(Dataset excerpt)
— BEGIN —

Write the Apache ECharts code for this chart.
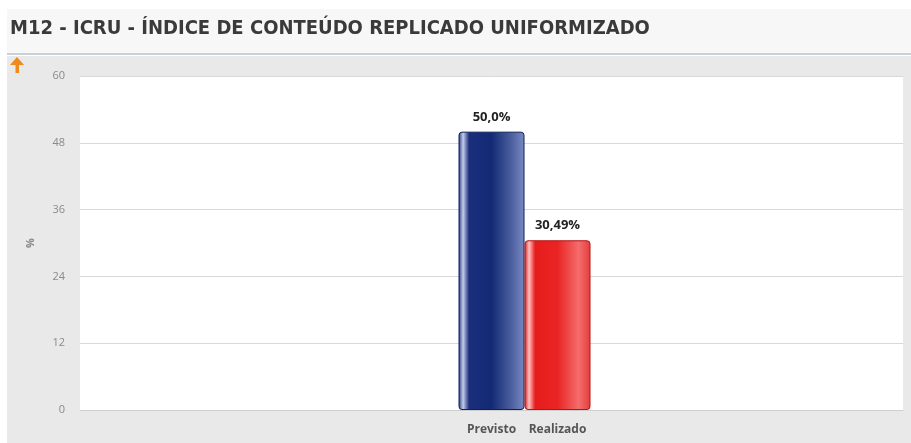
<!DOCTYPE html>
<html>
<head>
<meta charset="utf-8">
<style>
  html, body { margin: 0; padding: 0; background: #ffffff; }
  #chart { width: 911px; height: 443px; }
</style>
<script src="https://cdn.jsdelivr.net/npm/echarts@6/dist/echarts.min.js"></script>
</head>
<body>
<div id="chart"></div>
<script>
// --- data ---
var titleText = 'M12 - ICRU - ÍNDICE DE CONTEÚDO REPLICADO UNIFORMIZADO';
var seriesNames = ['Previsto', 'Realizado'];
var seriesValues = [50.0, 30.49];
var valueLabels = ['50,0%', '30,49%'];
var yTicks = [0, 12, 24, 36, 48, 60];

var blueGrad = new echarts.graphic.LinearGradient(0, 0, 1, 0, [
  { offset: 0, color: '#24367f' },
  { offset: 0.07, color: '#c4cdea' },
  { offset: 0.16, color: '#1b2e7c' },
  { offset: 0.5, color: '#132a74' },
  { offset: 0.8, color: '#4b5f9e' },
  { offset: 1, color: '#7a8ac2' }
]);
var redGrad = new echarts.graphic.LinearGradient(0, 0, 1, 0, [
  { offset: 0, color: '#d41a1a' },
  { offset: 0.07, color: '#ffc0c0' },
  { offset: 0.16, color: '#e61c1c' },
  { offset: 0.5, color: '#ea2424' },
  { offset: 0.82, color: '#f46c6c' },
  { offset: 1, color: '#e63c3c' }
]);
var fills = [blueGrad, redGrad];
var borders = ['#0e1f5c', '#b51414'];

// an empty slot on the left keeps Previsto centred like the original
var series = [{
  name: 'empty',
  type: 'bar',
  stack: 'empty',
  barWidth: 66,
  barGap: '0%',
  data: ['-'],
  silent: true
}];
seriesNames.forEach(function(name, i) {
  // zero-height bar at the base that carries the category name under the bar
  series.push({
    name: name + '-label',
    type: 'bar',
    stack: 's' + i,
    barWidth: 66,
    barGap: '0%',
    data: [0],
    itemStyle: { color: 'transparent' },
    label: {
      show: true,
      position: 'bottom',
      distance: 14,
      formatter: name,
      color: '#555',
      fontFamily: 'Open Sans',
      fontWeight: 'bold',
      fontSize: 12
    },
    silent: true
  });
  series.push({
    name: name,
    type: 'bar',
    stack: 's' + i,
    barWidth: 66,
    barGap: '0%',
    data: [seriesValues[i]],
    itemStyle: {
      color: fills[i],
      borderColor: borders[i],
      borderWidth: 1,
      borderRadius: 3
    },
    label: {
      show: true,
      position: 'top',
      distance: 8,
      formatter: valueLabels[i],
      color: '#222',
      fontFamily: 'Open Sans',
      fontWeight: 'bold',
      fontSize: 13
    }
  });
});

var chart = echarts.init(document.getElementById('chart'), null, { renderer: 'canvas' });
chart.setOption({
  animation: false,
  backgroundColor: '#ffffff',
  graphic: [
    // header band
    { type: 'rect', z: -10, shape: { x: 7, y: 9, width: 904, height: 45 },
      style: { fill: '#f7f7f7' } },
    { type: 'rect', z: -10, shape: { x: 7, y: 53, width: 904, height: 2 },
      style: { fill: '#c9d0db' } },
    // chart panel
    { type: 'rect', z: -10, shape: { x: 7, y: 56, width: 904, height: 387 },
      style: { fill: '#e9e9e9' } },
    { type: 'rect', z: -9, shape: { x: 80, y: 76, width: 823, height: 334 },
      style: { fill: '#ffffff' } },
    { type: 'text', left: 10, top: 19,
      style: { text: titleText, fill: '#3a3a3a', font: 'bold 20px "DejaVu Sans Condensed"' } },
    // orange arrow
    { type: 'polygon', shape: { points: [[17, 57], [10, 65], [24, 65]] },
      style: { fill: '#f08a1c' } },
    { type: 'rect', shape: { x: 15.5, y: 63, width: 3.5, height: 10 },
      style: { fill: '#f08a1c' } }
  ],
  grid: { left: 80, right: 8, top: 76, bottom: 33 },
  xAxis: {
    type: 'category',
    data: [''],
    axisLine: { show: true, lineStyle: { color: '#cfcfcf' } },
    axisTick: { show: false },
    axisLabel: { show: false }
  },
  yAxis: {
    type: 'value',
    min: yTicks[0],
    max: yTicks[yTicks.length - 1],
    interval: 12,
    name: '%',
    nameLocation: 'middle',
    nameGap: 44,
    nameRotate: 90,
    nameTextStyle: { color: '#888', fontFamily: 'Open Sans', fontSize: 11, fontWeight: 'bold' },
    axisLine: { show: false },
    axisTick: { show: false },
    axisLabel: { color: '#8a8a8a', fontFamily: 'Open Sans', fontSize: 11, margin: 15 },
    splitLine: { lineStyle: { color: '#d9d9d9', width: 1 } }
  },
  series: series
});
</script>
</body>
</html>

— END —
— BEGIN —

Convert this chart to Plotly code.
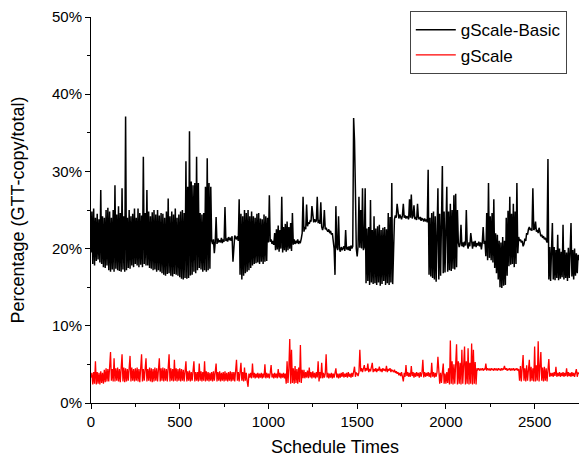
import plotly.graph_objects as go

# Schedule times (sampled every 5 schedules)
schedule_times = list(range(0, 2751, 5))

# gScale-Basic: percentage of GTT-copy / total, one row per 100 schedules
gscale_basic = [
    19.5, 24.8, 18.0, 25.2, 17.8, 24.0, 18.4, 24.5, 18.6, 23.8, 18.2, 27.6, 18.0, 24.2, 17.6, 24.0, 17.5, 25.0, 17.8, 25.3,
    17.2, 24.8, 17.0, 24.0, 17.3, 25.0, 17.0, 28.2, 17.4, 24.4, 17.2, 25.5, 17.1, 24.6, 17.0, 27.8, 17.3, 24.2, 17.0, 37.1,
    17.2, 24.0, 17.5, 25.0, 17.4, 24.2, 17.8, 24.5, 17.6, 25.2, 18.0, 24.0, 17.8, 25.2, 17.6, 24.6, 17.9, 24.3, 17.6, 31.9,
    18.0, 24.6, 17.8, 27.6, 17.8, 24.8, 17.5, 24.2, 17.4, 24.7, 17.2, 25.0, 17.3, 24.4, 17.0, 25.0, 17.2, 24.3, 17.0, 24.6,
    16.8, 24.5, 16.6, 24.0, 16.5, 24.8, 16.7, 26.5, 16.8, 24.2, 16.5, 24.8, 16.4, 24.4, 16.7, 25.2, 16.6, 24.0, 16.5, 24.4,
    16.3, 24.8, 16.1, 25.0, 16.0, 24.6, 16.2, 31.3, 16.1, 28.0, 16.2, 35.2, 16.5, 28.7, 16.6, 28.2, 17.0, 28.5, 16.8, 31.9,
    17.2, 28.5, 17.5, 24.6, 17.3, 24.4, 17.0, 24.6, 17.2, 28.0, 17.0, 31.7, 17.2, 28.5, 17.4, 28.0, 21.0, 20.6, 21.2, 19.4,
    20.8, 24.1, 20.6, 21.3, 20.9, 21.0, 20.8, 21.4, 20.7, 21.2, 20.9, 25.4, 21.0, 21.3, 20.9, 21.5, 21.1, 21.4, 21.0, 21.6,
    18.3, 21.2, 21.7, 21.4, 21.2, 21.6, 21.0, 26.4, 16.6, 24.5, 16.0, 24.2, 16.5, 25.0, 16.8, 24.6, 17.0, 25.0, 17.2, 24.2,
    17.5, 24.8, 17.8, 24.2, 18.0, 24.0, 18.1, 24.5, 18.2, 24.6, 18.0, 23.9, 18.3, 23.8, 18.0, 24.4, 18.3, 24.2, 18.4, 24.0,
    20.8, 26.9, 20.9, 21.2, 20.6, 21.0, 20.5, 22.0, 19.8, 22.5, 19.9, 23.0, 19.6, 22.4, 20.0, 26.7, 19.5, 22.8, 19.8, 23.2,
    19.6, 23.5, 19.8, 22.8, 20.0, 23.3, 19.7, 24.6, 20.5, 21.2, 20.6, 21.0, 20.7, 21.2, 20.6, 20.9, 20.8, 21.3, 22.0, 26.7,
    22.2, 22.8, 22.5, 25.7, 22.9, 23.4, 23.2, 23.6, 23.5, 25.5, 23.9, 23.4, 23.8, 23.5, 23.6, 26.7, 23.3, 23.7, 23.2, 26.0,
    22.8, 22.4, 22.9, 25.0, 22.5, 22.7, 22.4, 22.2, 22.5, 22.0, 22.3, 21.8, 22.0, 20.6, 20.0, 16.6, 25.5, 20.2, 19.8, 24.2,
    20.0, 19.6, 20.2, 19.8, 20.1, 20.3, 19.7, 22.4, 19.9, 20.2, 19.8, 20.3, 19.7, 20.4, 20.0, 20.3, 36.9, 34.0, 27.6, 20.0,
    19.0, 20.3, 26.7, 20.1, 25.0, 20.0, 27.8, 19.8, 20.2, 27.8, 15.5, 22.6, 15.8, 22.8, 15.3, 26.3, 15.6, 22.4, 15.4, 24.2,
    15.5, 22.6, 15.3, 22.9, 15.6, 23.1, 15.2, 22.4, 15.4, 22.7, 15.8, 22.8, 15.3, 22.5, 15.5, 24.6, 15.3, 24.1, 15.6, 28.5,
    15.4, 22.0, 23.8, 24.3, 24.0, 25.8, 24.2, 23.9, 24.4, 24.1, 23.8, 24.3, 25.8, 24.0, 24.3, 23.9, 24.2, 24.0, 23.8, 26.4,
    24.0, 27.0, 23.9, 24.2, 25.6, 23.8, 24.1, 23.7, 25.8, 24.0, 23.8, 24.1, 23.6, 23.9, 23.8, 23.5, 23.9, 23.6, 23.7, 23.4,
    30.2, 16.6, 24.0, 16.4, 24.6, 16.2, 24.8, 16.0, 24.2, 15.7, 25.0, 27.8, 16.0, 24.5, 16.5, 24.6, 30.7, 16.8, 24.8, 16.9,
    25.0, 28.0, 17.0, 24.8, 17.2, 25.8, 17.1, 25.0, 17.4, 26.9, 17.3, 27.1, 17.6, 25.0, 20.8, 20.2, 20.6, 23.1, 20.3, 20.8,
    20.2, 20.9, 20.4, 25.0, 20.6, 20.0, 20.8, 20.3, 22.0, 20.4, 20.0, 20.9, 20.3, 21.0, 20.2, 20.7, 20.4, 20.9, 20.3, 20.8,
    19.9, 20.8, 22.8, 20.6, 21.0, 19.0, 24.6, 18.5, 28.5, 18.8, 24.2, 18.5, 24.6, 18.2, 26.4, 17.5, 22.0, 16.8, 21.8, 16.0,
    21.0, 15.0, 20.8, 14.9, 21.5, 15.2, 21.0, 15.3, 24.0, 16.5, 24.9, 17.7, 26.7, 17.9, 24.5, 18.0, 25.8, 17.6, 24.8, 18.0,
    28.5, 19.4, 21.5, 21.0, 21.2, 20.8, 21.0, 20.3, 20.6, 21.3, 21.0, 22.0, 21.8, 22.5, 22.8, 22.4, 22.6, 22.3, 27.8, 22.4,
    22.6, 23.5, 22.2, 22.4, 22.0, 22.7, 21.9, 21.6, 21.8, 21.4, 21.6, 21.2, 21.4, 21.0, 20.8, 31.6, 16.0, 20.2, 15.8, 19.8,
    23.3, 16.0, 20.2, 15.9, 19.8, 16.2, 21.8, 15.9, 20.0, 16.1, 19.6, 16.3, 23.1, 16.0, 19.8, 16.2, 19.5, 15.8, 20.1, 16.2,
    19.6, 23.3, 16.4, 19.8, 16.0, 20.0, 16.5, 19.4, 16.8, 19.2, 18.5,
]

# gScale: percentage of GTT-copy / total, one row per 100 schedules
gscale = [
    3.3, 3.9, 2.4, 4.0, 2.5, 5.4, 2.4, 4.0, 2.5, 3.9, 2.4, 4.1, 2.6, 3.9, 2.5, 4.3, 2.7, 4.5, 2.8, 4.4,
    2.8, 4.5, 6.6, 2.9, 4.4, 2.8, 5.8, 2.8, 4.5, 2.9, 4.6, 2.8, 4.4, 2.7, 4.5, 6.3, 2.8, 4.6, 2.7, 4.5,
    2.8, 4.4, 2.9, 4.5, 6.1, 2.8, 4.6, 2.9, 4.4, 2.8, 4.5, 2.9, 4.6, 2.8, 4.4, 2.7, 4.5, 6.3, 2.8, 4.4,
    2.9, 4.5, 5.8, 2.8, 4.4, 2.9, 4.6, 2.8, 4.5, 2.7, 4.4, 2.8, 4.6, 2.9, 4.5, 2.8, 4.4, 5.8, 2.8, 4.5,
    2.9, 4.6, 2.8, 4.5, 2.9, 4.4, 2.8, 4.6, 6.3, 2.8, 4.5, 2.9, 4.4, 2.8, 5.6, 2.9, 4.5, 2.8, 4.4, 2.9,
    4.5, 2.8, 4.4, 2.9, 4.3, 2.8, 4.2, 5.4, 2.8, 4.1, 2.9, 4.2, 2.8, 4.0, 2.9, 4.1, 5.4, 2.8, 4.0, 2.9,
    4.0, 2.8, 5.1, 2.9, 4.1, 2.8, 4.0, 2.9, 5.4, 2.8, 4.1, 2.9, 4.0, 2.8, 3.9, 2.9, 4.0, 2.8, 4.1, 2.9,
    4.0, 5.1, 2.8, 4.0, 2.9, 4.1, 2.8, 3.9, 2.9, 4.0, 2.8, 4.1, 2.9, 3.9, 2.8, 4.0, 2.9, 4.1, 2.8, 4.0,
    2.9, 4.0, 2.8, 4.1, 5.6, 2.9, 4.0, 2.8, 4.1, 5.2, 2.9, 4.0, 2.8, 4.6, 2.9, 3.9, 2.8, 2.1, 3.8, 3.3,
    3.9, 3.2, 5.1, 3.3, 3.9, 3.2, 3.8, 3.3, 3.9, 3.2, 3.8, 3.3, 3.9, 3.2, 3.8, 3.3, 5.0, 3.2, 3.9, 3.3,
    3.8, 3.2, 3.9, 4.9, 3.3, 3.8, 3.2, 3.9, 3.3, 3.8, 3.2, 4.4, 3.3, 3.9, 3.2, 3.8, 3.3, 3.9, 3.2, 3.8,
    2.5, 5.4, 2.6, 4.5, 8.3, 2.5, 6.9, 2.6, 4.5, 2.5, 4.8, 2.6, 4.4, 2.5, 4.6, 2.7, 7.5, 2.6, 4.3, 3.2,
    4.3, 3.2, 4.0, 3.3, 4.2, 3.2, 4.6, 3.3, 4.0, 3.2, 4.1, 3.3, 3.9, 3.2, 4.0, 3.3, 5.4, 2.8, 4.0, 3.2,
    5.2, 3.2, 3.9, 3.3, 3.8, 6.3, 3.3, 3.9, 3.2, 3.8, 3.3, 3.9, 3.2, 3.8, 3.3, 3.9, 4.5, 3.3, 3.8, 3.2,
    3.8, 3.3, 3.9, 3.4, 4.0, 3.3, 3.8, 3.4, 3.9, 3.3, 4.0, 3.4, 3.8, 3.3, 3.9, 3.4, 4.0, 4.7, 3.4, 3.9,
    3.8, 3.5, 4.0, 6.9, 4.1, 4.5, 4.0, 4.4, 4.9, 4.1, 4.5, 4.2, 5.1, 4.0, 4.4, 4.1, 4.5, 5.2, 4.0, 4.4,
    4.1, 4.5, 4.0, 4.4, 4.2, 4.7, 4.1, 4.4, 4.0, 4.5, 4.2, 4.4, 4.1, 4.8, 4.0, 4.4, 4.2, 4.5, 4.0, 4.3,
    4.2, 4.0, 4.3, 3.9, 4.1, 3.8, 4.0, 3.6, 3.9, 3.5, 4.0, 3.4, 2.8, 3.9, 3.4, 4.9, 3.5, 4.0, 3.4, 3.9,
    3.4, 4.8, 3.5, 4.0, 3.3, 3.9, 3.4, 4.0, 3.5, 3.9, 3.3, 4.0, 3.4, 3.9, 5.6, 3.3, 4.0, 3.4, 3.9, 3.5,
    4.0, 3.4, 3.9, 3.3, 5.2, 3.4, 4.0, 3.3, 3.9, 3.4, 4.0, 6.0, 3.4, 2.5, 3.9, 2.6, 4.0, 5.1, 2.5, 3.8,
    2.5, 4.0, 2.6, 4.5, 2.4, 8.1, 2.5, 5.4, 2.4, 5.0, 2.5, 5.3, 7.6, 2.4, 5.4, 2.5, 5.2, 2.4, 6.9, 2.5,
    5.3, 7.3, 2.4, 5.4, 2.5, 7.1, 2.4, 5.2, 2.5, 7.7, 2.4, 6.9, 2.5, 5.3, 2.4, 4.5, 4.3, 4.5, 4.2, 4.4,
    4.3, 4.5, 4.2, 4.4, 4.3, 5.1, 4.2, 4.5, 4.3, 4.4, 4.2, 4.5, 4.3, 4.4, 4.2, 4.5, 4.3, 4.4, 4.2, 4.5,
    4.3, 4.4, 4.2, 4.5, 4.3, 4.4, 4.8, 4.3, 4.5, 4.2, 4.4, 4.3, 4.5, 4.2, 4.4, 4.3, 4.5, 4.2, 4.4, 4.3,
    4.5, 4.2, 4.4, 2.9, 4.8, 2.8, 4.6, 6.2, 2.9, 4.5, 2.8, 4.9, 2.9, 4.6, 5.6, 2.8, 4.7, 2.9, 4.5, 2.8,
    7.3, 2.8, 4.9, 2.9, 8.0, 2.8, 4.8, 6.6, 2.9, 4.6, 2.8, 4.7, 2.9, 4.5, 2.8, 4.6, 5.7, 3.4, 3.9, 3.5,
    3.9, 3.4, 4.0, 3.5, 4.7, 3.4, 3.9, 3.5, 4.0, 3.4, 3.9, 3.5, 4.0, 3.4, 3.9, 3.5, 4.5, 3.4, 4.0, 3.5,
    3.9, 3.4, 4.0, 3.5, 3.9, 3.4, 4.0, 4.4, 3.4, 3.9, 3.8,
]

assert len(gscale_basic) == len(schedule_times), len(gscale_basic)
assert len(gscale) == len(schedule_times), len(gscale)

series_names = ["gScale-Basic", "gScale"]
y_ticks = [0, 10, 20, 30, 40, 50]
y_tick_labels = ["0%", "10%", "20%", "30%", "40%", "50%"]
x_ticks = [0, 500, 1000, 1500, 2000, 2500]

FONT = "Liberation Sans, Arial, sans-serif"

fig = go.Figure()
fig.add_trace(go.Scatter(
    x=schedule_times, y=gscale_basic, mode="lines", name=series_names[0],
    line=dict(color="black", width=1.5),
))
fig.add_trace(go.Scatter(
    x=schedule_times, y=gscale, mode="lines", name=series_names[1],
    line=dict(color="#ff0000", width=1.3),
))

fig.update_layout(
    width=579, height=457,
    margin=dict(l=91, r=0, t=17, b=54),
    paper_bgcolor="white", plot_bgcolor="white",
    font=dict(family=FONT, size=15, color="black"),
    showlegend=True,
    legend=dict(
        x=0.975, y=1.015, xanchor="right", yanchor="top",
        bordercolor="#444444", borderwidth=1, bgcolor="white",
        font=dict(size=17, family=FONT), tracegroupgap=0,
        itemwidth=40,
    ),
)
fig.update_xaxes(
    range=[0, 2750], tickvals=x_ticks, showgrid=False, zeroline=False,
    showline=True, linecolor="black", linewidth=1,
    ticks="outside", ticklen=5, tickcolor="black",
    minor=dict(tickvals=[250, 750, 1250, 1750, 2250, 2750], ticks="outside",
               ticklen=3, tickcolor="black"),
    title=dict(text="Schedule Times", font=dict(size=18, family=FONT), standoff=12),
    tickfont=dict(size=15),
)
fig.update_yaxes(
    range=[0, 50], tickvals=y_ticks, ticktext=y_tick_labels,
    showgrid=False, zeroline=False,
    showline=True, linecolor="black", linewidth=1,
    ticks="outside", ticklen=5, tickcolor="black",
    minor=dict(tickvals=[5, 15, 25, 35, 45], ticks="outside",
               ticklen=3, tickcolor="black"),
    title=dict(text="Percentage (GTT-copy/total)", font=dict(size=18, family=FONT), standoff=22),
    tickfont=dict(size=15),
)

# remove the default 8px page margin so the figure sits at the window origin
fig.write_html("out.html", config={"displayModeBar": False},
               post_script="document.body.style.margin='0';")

— END —

-- INSTRUCTIONS TO FOLLOW --
In the listing above, find the line containing "Convert this chart to Plotly code." and the line containing "schedule_times = list(range(0, 2751, 5))", then output those two lines and everything between them exactly as written, without the images.

-- WRITTEN RESPONSE --
Convert this chart to Plotly code.
import plotly.graph_objects as go

# Schedule times (sampled every 5 schedules)
schedule_times = list(range(0, 2751, 5))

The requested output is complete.